Career achievements: 1998 NL MVP Award; 7 All-Star Game selections; 6 Silver Slugger Awards; 609 HRs
Sosa, who grew up in poverty in San Pedro de Macoris, became one of the most famous men in two countries -- American and the Dominican Republic -- after he battled Mark McGwire for the single-season home run record in 1998. Sosa, who had never topped 33 homers before the ’93 season and never topped 40 before ’98, slugged neck-and-neck with McGwire across the thrilling summer of ’98, first to see if either man could top Roger Maris’ long-standing record of 61 homers in a season and then (when it became apparent that both would surpass Maris) to see who would finish with the new record. Sosa clubbed a record 20 home runs in June alone, and finished runner-up to McGwire’s 70 homers with 66 round-trippers. But, Sosa took home the NL MVP Award that year after helping lead the Cubs to a postseason berth.

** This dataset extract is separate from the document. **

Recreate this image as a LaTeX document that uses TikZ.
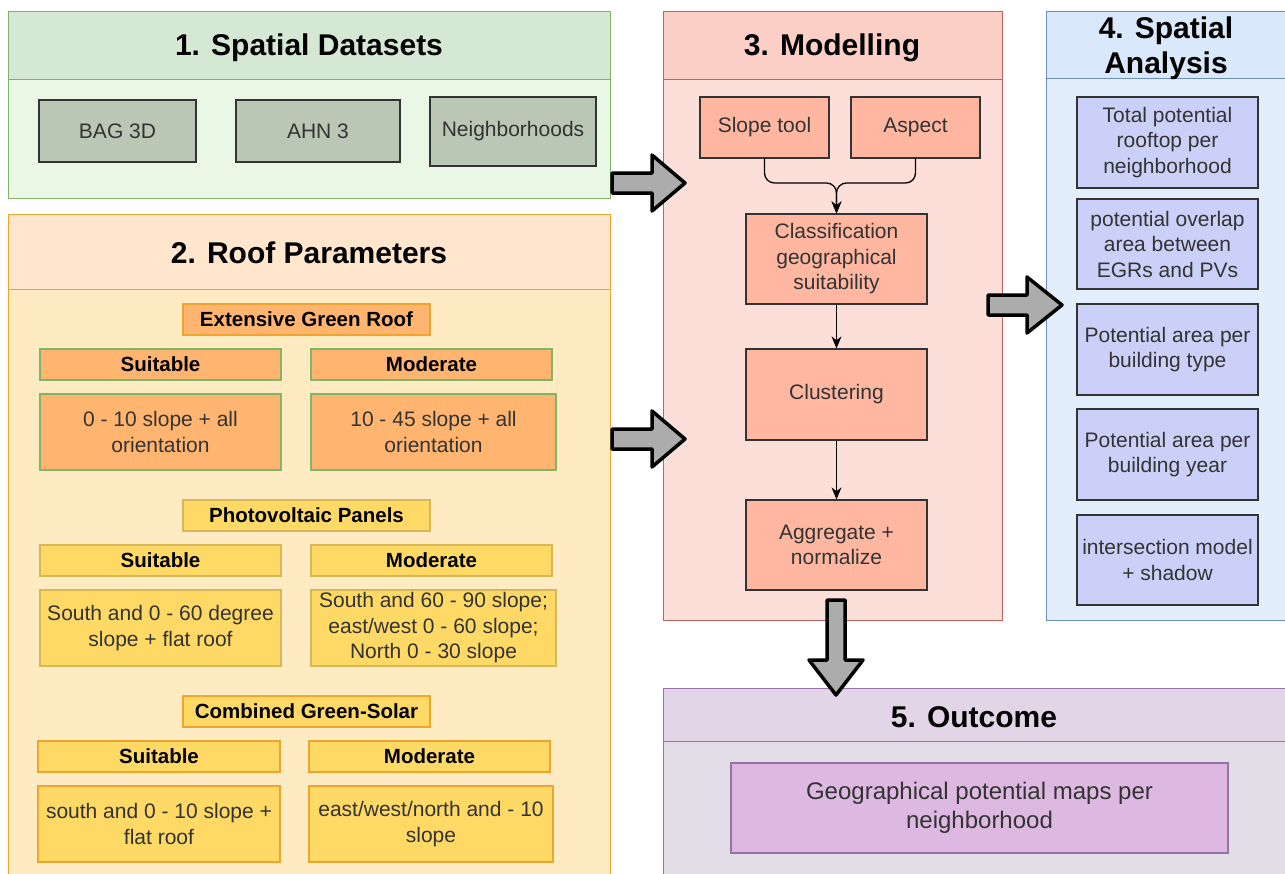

While injuries soon took their toll on McGwire, Sosa kept rolling. Slammin’ Sammy crushed 63 more dingers in 1999 and 64 in 2001 (the year Barry Bonds set a new single-season record with 73), making him the only player in history with three 60-homer seasons. He became the fifth player to hit 600 home runs during his final season with the Rangers in ’07.